By about 6 p.m., Kelly was on Facebook Live when he barged into an AutoZone store and critically wounded a man, authorities said. Officers were soon alerted about the video and started investigating Kelly and alerting residents to the potential danger, Davis said.

The authorities said that he then carjacked a woman, fatally shooting her in the process, at Poplar Avenue and North Evergreen Street.

Two more shootings occurred after that, Davis said, that left another woman dead and one man injured. Another person was also carjacked, though uninjured.

Chris Smith, 47, was shopping in Walmart when she first heard the news that a gunman was driving around Memphis.

“All I could think of was that I didn’t want to die in Walmart,” Smith said. “So, I got out of there.”

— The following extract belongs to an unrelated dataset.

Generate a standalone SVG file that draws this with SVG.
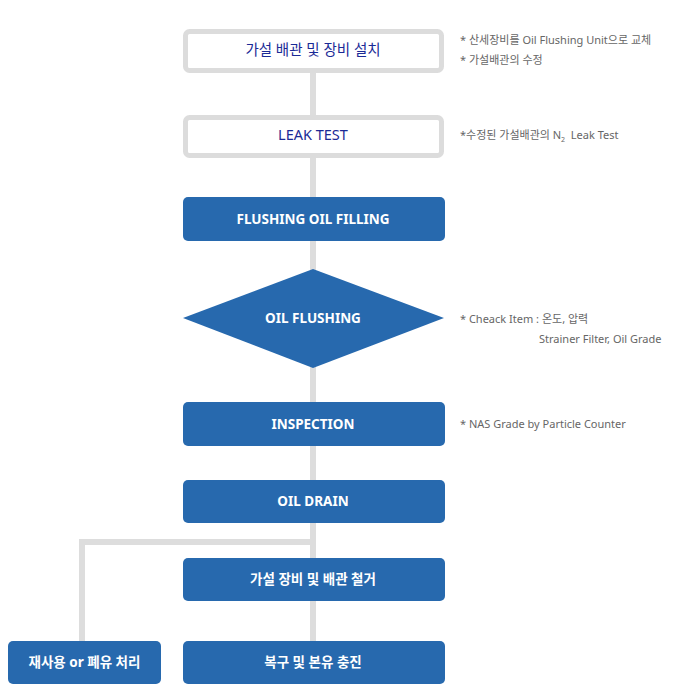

When Smith arrived home to her apartment complex near Poplar Avenue, neighbors and witnesses told her about the harrowing shooting that she had barely missed.

The gunman was driving down the street when he wrecked his car and started weaving between cars on foot with a gun in the air. He came upon a woman, pulled her out of the car and shot her multiple times, Smith said. Onlookers told Smith that the gunman then drove away in the gray SUV as someone tried to resuscitate the woman.

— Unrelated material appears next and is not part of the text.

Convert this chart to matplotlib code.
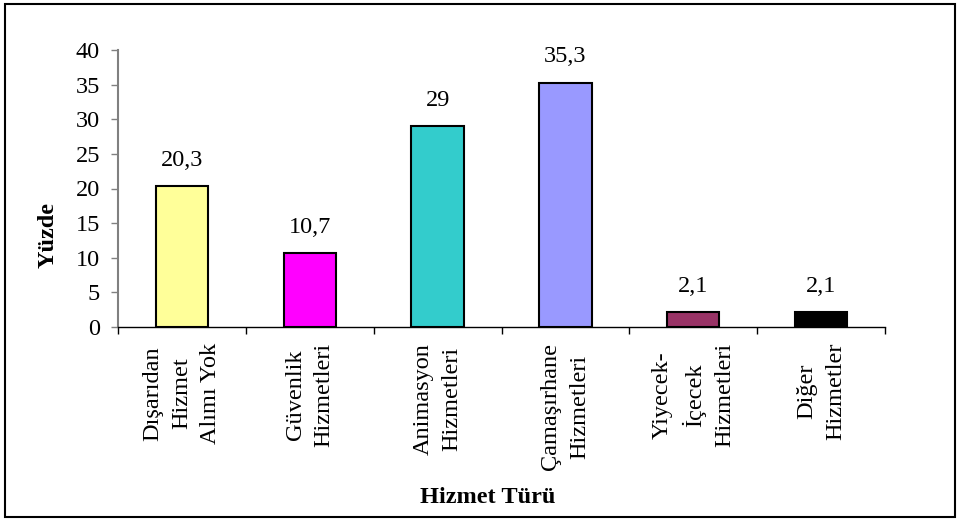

Smith said she has been mugged at gunpoint several times and given the rampant gun violence across the country, the 30-year Memphis resident said she wasn’t surprised that something like this happened.

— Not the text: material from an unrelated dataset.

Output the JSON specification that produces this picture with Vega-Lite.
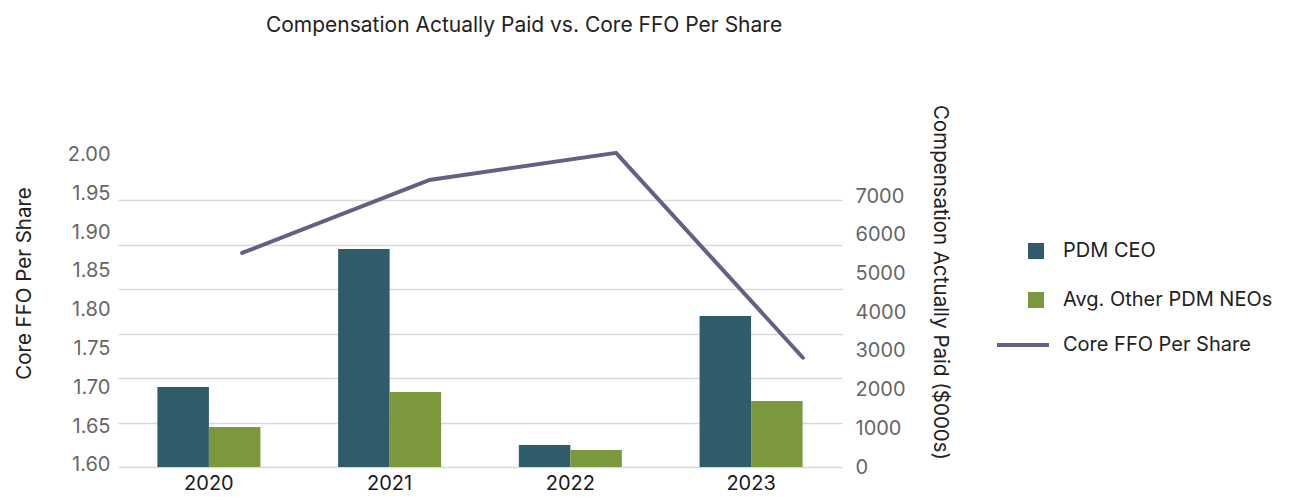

“It’s all too common,” she said. “You have to walk around with the attitude of ‘If it’s my time, it’s my time.’”

Court records show that a warrant for first-degree murder was issued Wednesday for Kelly, though it was not clear what crime that was for. In 2020, he was also charged with two counts of attempted first-degree murder, possession of a firearm and reckless endangerment with a deadly weapon. Then 17, he was initially charged in juvenile court, the records said, but his case was transferred to adult court. Strickland said he was sentenced to three years in prison after pleading guilty to a lesser charge, aggravated assault, but served only 11 months and was released from prison in March.

“If Mr. Kelly served his full three-year sentence, he would still be in prison today and four of our fellow citizens would still be alive,” the mayor said.

Numerous officials spoke about the recent violence plaguing the city.

“This has been a painful week in our city,” Strickland said. “But I have hope for Memphis, I have love for Memphis, and I know that, united, we will endure.”